How can I boost my super?
If your super is not tracking as well as you would like, there are ways to give it a kick along. When your budget allows, or you receive a windfall, consider putting a little extra in super. Even better, set up a direct debit or salary sacrifice arrangement.
You may be able to make a tax-deductible contribution up to the $25,000 annual concessional cap but be aware that this cap includes employer contributions and salary sacrifice.
You may also be able to contribute up to $100,000 a year after tax, or $300,000 in any three-year period.
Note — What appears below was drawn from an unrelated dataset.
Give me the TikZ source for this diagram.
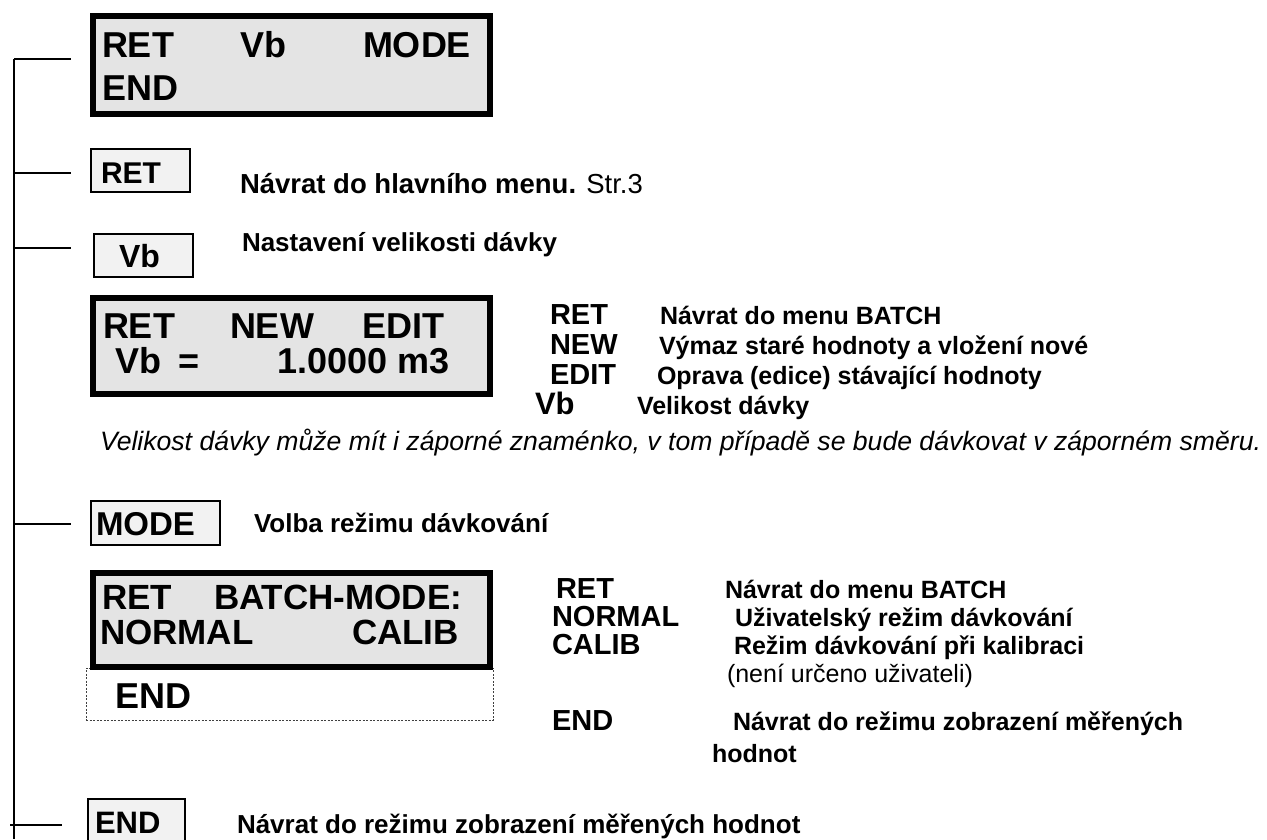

You can’t claim it as a tax deduction, but earnings will be taxed at the maximum super rate of 15 per cent rather than your marginal rate and you can withdraw the money tax-free from age 60. Your age and the amount you have in super can restrict the amount of contribution caps.
If you earn less than $37,000, your other half can contribute to your super and claim a tax offset of up to $540. The offset phases out once you earn $40,000 or more.
If you are a mid to low income earner and make an after-tax contribution to your super account, the government will chip in up to $500. To receive the maximum, you need to earn less than $37,697 and contribute at least $1,000 during the financial year.
The government co-contribution reduces the more you earn and phases out once you earn $52,697.
Speak with your employer about directing some of your pre-tax salary into super. ‘Salary sacrifice’ contributions are taxed at a maximum of 15 per cent (30 per cent if you earn over $250,000).
But stay within your concessional contributions cap of $25,000 a year, which includes employer contributions.
To work out the difference extra contributions could make to your retirement nest egg, try out the MoneySmart retirement planner calculator.